Skip the pictures, please, and write out exactly the lines from the opening of the data through the line containing "in Pa<br>qv in".

[start of Data lines]

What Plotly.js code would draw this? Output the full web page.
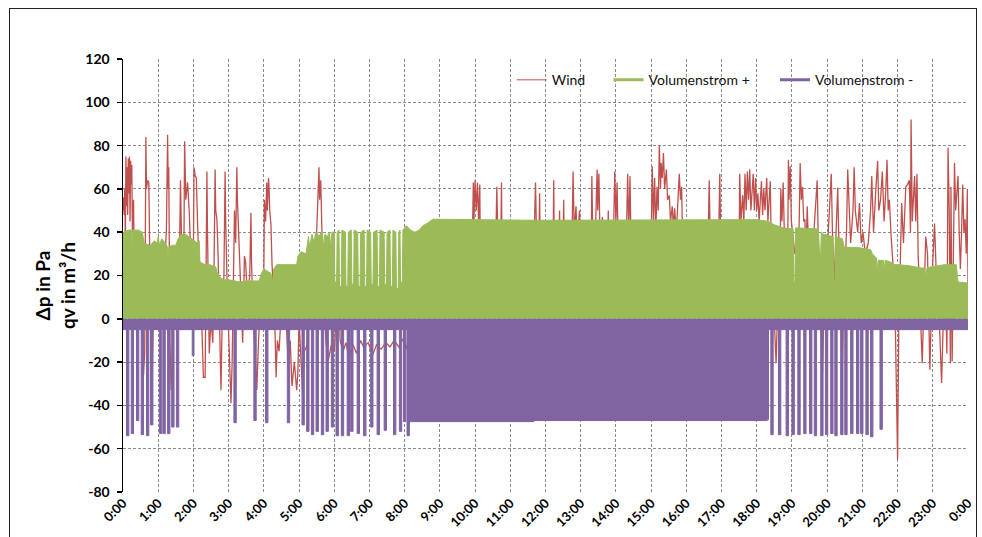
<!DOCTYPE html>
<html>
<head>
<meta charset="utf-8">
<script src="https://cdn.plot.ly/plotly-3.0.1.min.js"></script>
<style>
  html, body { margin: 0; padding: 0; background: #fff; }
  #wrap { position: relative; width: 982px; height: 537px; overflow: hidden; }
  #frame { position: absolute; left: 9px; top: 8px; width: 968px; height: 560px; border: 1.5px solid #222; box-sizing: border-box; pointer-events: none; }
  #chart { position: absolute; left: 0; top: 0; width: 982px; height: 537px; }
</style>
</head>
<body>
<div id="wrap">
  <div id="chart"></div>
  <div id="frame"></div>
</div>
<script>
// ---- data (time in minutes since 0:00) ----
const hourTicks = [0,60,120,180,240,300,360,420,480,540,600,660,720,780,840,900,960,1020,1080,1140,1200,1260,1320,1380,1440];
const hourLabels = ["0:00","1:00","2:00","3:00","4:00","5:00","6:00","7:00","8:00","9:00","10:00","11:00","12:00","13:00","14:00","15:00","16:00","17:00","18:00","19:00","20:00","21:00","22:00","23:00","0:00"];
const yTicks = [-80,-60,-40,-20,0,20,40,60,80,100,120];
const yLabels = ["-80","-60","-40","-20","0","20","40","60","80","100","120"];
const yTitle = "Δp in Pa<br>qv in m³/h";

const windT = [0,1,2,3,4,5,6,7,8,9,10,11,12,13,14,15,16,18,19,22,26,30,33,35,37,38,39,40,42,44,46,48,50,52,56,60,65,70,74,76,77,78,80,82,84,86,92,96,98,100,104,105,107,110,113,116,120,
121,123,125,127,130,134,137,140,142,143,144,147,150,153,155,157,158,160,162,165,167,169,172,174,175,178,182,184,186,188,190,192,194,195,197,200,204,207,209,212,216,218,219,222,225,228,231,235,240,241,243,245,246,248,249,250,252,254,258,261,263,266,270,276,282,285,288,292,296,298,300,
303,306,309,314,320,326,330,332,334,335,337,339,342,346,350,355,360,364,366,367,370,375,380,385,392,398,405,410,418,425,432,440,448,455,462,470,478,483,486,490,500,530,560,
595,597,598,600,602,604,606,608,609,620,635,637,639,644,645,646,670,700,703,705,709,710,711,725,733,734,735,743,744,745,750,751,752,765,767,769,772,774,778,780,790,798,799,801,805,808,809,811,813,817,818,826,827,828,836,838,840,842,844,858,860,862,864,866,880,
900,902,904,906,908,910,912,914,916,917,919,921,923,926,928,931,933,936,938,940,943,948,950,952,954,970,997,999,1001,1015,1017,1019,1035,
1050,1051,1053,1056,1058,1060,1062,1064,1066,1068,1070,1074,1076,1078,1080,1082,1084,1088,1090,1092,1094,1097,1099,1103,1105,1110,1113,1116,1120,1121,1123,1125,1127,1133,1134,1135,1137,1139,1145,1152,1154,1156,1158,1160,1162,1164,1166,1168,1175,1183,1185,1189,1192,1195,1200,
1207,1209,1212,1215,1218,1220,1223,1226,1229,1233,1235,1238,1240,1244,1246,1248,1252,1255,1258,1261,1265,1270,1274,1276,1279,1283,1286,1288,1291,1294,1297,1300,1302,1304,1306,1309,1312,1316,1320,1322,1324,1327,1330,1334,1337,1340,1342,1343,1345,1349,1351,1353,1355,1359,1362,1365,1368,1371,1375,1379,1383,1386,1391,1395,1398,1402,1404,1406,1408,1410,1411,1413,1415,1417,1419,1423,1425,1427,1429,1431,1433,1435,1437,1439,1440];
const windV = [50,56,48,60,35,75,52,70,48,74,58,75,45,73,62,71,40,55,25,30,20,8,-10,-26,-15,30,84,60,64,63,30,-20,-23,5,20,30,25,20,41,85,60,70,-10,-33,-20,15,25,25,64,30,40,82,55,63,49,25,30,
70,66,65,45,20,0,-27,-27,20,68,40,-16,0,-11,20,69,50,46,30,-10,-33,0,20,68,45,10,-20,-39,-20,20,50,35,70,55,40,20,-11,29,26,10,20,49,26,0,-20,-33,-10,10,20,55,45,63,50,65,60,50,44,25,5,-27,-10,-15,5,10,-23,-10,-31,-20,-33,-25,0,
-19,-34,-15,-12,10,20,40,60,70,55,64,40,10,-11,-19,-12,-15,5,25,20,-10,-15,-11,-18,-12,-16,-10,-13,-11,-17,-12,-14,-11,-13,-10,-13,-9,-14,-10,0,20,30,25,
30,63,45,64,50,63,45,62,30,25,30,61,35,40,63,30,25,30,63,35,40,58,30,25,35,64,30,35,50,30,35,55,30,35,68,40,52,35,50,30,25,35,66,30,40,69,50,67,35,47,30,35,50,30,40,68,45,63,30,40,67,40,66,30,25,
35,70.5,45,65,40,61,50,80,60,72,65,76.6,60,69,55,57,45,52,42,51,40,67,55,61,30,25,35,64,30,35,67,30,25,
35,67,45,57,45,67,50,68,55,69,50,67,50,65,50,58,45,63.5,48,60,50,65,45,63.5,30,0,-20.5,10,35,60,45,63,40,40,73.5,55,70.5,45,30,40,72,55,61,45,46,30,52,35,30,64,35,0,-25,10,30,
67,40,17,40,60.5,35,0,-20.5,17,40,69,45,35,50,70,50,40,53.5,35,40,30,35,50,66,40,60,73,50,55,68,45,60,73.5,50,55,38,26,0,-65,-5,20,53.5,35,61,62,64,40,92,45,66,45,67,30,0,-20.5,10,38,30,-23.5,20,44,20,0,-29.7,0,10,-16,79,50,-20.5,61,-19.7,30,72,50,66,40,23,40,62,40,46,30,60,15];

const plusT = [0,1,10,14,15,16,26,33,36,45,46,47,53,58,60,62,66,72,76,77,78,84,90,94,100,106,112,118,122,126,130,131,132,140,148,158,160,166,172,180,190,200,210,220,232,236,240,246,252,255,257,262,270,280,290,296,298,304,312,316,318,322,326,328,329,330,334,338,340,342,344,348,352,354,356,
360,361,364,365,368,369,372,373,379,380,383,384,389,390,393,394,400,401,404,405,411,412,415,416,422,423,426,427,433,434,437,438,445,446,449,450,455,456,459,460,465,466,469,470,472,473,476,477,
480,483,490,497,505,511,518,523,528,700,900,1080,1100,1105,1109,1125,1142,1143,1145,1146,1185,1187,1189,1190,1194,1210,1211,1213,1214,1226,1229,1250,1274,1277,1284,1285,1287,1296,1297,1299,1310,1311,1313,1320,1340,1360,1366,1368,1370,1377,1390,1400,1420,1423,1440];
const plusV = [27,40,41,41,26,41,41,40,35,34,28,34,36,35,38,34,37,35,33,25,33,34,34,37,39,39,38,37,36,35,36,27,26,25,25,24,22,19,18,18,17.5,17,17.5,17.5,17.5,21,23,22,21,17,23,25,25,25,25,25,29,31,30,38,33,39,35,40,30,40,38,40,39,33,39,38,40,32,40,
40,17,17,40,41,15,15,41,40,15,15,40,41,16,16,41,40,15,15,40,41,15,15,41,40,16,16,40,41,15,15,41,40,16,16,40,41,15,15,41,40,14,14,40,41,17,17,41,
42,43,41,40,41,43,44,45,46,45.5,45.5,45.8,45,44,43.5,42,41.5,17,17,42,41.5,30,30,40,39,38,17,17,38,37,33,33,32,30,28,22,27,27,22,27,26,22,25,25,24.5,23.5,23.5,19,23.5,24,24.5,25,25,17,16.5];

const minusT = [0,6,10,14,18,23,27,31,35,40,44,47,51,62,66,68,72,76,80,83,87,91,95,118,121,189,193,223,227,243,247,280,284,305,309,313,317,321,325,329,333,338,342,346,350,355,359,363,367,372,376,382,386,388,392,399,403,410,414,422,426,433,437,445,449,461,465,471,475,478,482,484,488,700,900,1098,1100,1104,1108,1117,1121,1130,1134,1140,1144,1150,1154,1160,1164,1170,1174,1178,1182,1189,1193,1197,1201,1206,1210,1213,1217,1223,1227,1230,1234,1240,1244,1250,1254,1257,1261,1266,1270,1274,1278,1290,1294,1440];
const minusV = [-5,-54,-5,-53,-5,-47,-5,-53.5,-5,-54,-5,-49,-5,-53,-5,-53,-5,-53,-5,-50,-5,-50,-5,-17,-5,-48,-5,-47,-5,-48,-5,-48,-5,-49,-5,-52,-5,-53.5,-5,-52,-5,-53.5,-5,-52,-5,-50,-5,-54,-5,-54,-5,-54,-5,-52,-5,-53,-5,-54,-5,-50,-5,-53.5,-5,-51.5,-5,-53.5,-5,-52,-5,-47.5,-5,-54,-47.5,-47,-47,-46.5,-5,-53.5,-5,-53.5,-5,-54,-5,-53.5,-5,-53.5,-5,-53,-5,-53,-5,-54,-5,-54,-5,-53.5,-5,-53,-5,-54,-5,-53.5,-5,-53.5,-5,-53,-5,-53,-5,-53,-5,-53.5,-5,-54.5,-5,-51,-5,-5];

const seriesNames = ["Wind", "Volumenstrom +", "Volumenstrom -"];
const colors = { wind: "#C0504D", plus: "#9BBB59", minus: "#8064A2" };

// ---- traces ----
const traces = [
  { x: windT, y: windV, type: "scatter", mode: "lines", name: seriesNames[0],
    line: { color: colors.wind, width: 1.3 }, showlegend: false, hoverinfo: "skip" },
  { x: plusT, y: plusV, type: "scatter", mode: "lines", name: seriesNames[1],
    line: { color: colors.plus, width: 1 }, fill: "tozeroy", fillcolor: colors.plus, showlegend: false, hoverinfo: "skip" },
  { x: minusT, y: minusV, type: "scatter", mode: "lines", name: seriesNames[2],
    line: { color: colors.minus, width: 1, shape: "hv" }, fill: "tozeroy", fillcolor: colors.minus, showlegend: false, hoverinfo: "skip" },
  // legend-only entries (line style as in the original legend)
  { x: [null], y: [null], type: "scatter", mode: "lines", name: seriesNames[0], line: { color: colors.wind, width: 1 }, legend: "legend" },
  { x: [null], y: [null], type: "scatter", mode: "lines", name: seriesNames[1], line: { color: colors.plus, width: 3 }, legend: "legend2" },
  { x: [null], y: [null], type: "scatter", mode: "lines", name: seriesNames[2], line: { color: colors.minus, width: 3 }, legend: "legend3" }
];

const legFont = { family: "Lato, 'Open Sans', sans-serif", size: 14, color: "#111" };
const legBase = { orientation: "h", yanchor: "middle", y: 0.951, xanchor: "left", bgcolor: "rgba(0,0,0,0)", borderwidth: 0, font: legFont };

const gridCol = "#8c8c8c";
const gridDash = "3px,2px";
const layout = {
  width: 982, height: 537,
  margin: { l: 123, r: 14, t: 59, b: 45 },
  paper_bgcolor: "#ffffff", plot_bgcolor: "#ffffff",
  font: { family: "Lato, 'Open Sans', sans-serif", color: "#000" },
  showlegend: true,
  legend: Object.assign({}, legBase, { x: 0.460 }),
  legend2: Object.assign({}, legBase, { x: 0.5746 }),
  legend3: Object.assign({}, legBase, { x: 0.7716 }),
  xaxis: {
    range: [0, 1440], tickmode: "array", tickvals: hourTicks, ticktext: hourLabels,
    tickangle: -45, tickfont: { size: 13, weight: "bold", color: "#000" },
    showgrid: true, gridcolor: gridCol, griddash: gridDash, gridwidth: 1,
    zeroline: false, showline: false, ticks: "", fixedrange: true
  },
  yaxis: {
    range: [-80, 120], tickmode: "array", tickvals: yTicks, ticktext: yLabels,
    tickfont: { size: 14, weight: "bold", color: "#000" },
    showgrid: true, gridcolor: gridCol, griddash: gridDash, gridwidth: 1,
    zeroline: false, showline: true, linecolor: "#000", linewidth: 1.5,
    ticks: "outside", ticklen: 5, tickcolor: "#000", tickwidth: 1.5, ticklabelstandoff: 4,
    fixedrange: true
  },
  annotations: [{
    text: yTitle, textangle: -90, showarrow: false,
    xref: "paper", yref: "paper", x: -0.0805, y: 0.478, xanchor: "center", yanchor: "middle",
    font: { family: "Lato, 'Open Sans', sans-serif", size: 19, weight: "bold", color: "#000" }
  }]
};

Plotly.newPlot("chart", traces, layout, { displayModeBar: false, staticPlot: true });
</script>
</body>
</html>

[end of Data lines]

## Output below
What Plotly.js code would draw this? Output the full web page.
<!DOCTYPE html>
<html>
<head>
<meta charset="utf-8">
<script src="https://cdn.plot.ly/plotly-3.0.1.min.js"></script>
<style>
  html, body { margin: 0; padding: 0; background: #fff; }
  #wrap { position: relative; width: 982px; height: 537px; overflow: hidden; }
  #frame { position: absolute; left: 9px; top: 8px; width: 968px; height: 560px; border: 1.5px solid #222; box-sizing: border-box; pointer-events: none; }
  #chart { position: absolute; left: 0; top: 0; width: 982px; height: 537px; }
</style>
</head>
<body>
<div id="wrap">
  <div id="chart"></div>
  <div id="frame"></div>
</div>
<script>
// ---- data (time in minutes since 0:00) ----
const hourTicks = [0,60,120,180,240,300,360,420,480,540,600,660,720,780,840,900,960,1020,1080,1140,1200,1260,1320,1380,1440];
const hourLabels = ["0:00","1:00","2:00","3:00","4:00","5:00","6:00","7:00","8:00","9:00","10:00","11:00","12:00","13:00","14:00","15:00","16:00","17:00","18:00","19:00","20:00","21:00","22:00","23:00","0:00"];
const yTicks = [-80,-60,-40,-20,0,20,40,60,80,100,120];
const yLabels = ["-80","-60","-40","-20","0","20","40","60","80","100","120"];
const yTitle = "Δp in Pa<br>qv in m³/h";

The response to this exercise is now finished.